The government forecast the economy to expand two-point-six percent this year amid stagnation, down zero-point-five percentage points from three-point-one percent projected late last year.
Related ministries adjusted the outlook on Thursday as they jointly announced the Yoon Suk Yeol administration's economic policy direction for the next five years.
The government projected private spending to increase three-point-seven percent in response to the easing of COVID-19 quarantine measures. Recovery is expected to continue despite inflation and the rising interest rate due to the government's extra budget, improvements in jobs and income, and the resumption of overseas travel.
Citing rising raw material prices abroad and post-pandemic demand at home, officials forecast consumer prices to jump four-point-seven percent this year, up from its projection of two-point-two percent in December.

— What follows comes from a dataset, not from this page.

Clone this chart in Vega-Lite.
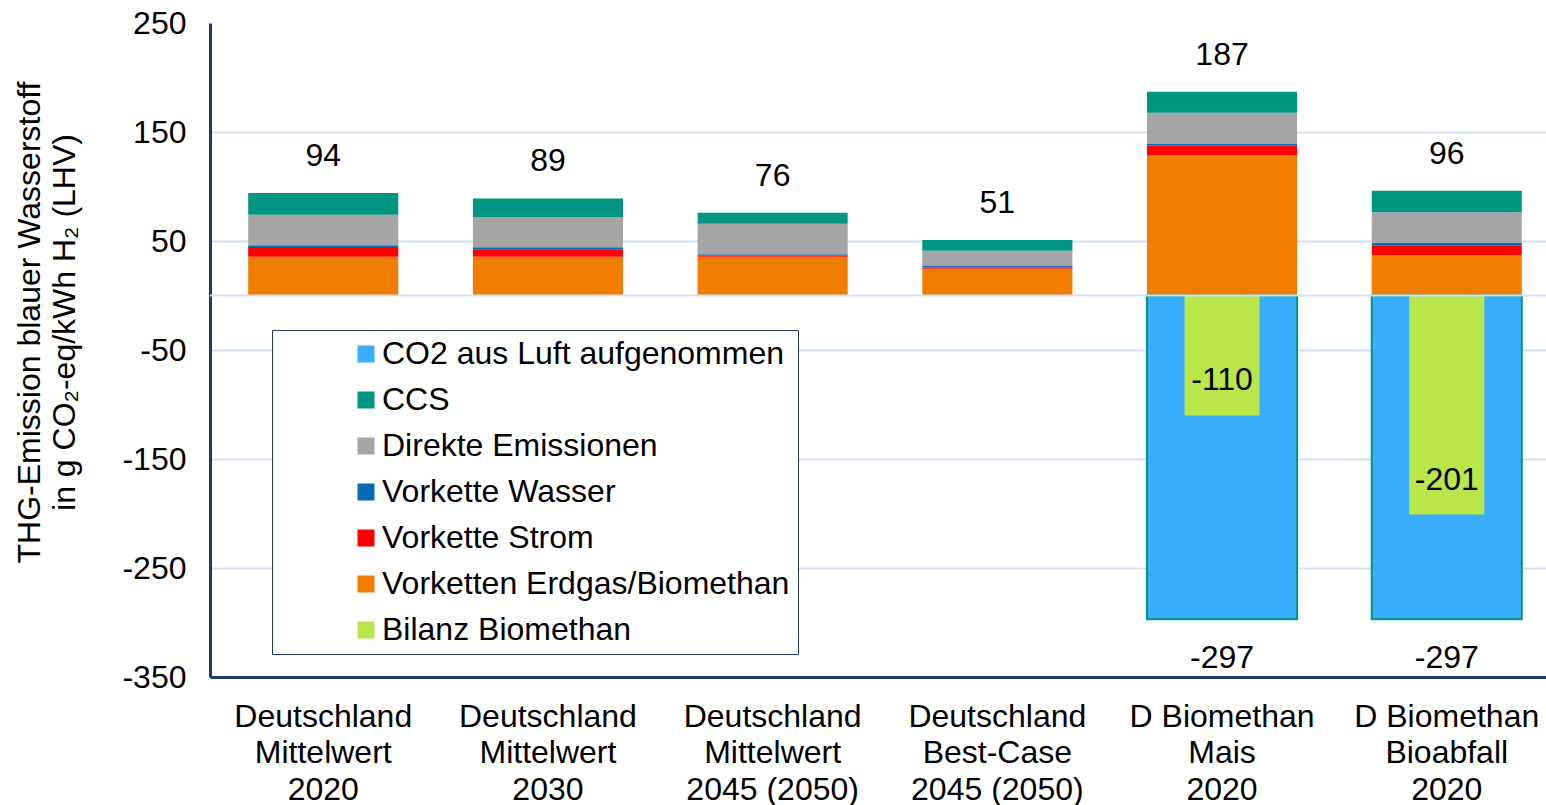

Exports are expected to expand eleven percent, compared to its previous growth outlook of two percent. Imports are predicted to rise 18 percent due to surging raw material prices.
As for next year, the government is predicting growth of two-point-five percent, with three-percent inflation.

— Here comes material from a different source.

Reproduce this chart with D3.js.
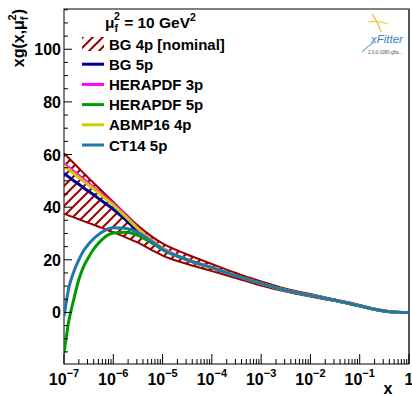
<!DOCTYPE html>
<html>
<head>
<meta charset="utf-8">
<script src="https://cdn.jsdelivr.net/npm/d3@7"></script>
<style>
  body { margin: 0; background: #fff; }
  svg { display: block; font-family: "Liberation Sans", Arial, sans-serif; font-weight: bold; }
</style>
</head>
<body>
<svg id="chart" width="412" height="397"></svg>
<script>
// x grid shared by all series
const xGrid = [1e-7, 1.26e-7, 1.58e-7, 2e-7, 2.51e-7, 3.16e-7, 3.98e-7, 5.62e-7, 1e-6, 1.78e-6,
  3.16e-6, 5.62e-6, 1e-5, 3.16e-5, 1e-4, 3.16e-4, 1e-3, 3.16e-3, 1e-2, 3.16e-2, 0.1, 0.178, 0.316, 0.562, 1];

// BG 4p [nominal] uncertainty band
const bandUpper = [60.5, 58.6, 56.7, 54.8, 52.9, 51, 49.2, 46.5, 42, 37.4, 33, 29.3, 26.2, 22.0, 18.4, 14.9, 11.8, 9.0, 7.0, 4.9, 2.8, 1.6, 0.6, 0.15, 0];
const bandLower = [37.5, 36.8, 36.1, 35.4, 34.7, 34, 33.3, 32.2, 30.5, 28.5, 26.5, 24.0, 21.6, 18.4, 15.7, 13.0, 10.2, 7.9, 6.0, 4.3, 2.3, 1.2, 0.35, 0.05, 0];

const bg5p     = [52.8, 51.4, 50.0, 48.7, 47.3, 46, 44.7, 42.6, 39.2, 35.2, 30.8, 27.2, 24.2, 20, 17, 13.9, 11, 8.4, 6.5, 4.6, 2.5, 1.4, 0.5, 0.1, 0];
const hera3p   = [56.5, 55, 53.5, 52, 50.5, 49, 47.5, 45.2, 41.3, 36.8, 32, 27.8, 24.4, 20, 17, 13.9, 11, 8.4, 6.5, 4.6, 2.5, 1.4, 0.5, 0.1, 0];
const hera5p   = [-15.5, -3, 5, 12.5, 17.5, 21, 24, 27.3, 30.2, 30.5, 29.3, 26.8, 23.8, 20, 17, 13.9, 11, 8.4, 6.5, 4.6, 2.5, 1.4, 0.5, 0.1, 0];
const abmp16   = [55.8, 54.3, 52.8, 51.3, 49.8, 48.4, 47, 44.7, 40.8, 36.4, 31.8, 27.7, 24.3, 20, 17, 13.9, 11, 8.4, 6.5, 4.6, 2.5, 1.4, 0.5, 0.1, 0];
const ct14     = [-1.5, 9.5, 15.5, 20, 23.5, 26, 28, 30.3, 32.2, 32, 30.3, 27.3, 24, 20, 17, 13.9, 11, 8.4, 6.5, 4.6, 2.5, 1.4, 0.5, 0.1, 0];

const seriesNames = ["BG 5p", "HERAPDF 3p", "HERAPDF 5p", "ABMP16 4p", "CT14 5p"];
const seriesValues = [bg5p, hera3p, hera5p, abmp16, ct14];
const seriesColors = ["#000099", "#ff00ff", "#009900", "#cccc00", "#2277aa"];

const svg = d3.select("#chart");
const mLeft = 64, mRight = 409, mTop = 9, mBottom = 364;

const x = d3.scaleLog().domain([1e-7, 1]).range([mLeft, mRight]);
const y = d3.scaleLinear().domain([-19.6, 115.3]).range([mBottom, mTop]);

const defs = svg.append("defs");
defs.append("clipPath").attr("id", "frame")
  .append("rect").attr("x", mLeft).attr("y", mTop).attr("width", mRight - mLeft).attr("height", mBottom - mTop);
const hatch = defs.append("pattern").attr("id", "hatch")
  .attr("patternUnits", "userSpaceOnUse").attr("width", 10).attr("height", 10);
hatch.append("path").attr("d", "M-2,2 L2,-2 M0,10 L10,0 M8,12 L12,8")
  .attr("stroke", "#990000").attr("stroke-width", 2);

// frame
svg.append("rect").attr("x", mLeft).attr("y", mTop).attr("width", mRight - mLeft).attr("height", mBottom - mTop)
  .attr("fill", "none").attr("stroke", "#000").attr("stroke-width", 1);
svg.append("line").attr("x1", mRight).attr("x2", mRight).attr("y1", mTop).attr("y2", mBottom)
  .attr("stroke", "#555").attr("stroke-width", 2);

const plot = svg.append("g").attr("clip-path", "url(#frame)");

const band = xGrid.map((d, i) => ({ x: d, lo: bandLower[i], hi: bandUpper[i] }));
plot.append("path").datum(band)
  .attr("d", d3.area().curve(d3.curveMonotoneX).x(d => x(d.x)).y0(d => y(d.lo)).y1(d => y(d.hi)))
  .attr("fill", "url(#hatch)");
["lo", "hi"].forEach(k => {
  plot.append("path").datum(band)
    .attr("d", d3.line().curve(d3.curveMonotoneX).x(d => x(d.x)).y(d => y(d[k])))
    .attr("fill", "none").attr("stroke", "#990000").attr("stroke-width", 2);
});

const line = d3.line().curve(d3.curveMonotoneX).x(d => x(d[0])).y(d => y(d[1]));
seriesValues.forEach((vals, i) => {
  plot.append("path").datum(xGrid.map((d, j) => [d, vals[j]]))
    .attr("d", line)
    .attr("fill", "none").attr("stroke", seriesColors[i]).attr("stroke-width", 3);
});

// x axis ticks (inside)
const xt = svg.append("g");
x.ticks().forEach(t => {
  const major = Math.abs(Math.log10(t) - Math.round(Math.log10(t))) < 1e-9;
  xt.append("line").attr("x1", x(t)).attr("x2", x(t)).attr("y1", mBottom).attr("y2", mBottom - (major ? 10 : 5))
    .attr("stroke", "#000").attr("stroke-width", 1);
  if (major) {
    const e = Math.round(Math.log10(t));
    const lab = xt.append("text").attr("x", x(t)).attr("y", 385).attr("text-anchor", "middle")
      .attr("font-size", 16);
    if (e === 0) lab.text("1");
    else {
      lab.append("tspan").text("10");
      lab.append("tspan").attr("dy", -8).attr("font-size", 11).text("\u2212" + (-e));
    }
  }
});
svg.append("text").attr("x", 388).attr("y", 394).attr("text-anchor", "middle").attr("font-size", 16).text("x");

// y axis ticks (inside)
const yt = svg.append("g");
y.ticks(27).forEach(t => {
  const major = t % 20 === 0;
  yt.append("line").attr("x1", mLeft).attr("x2", mLeft + (major ? 8 : 4)).attr("y1", y(t)).attr("y2", y(t))
    .attr("stroke", "#000").attr("stroke-width", 1);
  if (major) {
    yt.append("text").attr("x", 61).attr("y", y(t) + 6).attr("text-anchor", "end")
      .attr("font-size", 16).text(t);
  }
});

const yTitle = svg.append("text").attr("transform", "translate(24,9) rotate(-90)")
  .attr("text-anchor", "end").attr("font-size", 16);
yTitle.append("tspan").text("xg(x,\u03bc");
yTitle.append("tspan").attr("dy", 4).attr("font-size", 11).text("f");
yTitle.append("tspan").attr("dx", -4).attr("dy", -12).attr("font-size", 11).text("2");
yTitle.append("tspan").attr("dy", 8).text(")");

// legend
const header = svg.append("text").attr("x", 105).attr("y", 28).attr("font-size", 15.5);
header.append("tspan").text("\u03bc");
header.append("tspan").attr("dy", 4).attr("font-size", 10.5).text("f");
header.append("tspan").attr("dx", -4).attr("dy", -12).attr("font-size", 10.5).text("2");
header.append("tspan").attr("dy", 8).text(" = 10 GeV");
header.append("tspan").attr("dy", -7).attr("font-size", 10.5).text("2");

const legNames = ["BG 4p [nominal]"].concat(seriesNames);
legNames.forEach((name, i) => {
  const cy = 44 + i * 20.2;
  if (i === 0) {
    svg.append("rect").attr("x", 82).attr("y", cy - 7).attr("width", 22).attr("height", 14)
      .attr("fill", "url(#hatch)");
  } else {
    svg.append("line").attr("x1", 82).attr("x2", 104).attr("y1", cy).attr("y2", cy)
      .attr("stroke", seriesColors[i - 1]).attr("stroke-width", 3);
  }
  svg.append("text").attr("x", 109).attr("y", cy + 5.5).attr("font-size", 15).text(name);
});

// xFitter logo
const logo = svg.append("g");
logo.append("path").attr("d", "M372,14 Q378,22 381,32").attr("fill", "none").attr("stroke", "#f2c94c").attr("stroke-width", 1.5);
logo.append("path").attr("d", "M368,22 Q378,20 388,24").attr("fill", "none").attr("stroke", "#f2c94c").attr("stroke-width", 1.2);
logo.append("path").attr("d", "M362,52 Q368,46 374,42").attr("fill", "none").attr("stroke", "#6fb1e0").attr("stroke-width", 1.2);
logo.append("text").attr("x", 371).attr("y", 43).attr("font-size", 11.5).attr("font-style", "italic")
  .attr("font-weight", "normal").attr("fill", "#3a7fc4").text("xFitter");
logo.append("text").attr("x", 368).attr("y", 54).attr("font-size", 4.5).attr("font-weight", "normal")
  .attr("fill", "#555").text("2.0.0-1080-g8a...");
</script>
</body>
</html>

Amdi rising fears of recession, the benchmark Korea Composite Stock Price Index(KOSPI) at one time dipped below the two-thousand-400 threshold during Friday's trading for the first time in 19 months.
The index eventually recouped some of the loss to close the day at two-thousand-440-point-93, still down by ten-point-48 points, or zero-point-43 percent, from the previous day.
The KOSPI opened sharply lower at just above two-thousand-409, down by more than 40 points or one-point-seven percent. At one point, it fell more than two percent to two-thousand-396-point-47 amid massive selling by foreign investors.
The last time the index dropped below the two-thousand-400 mark during intraday trading was on November 5, 2020.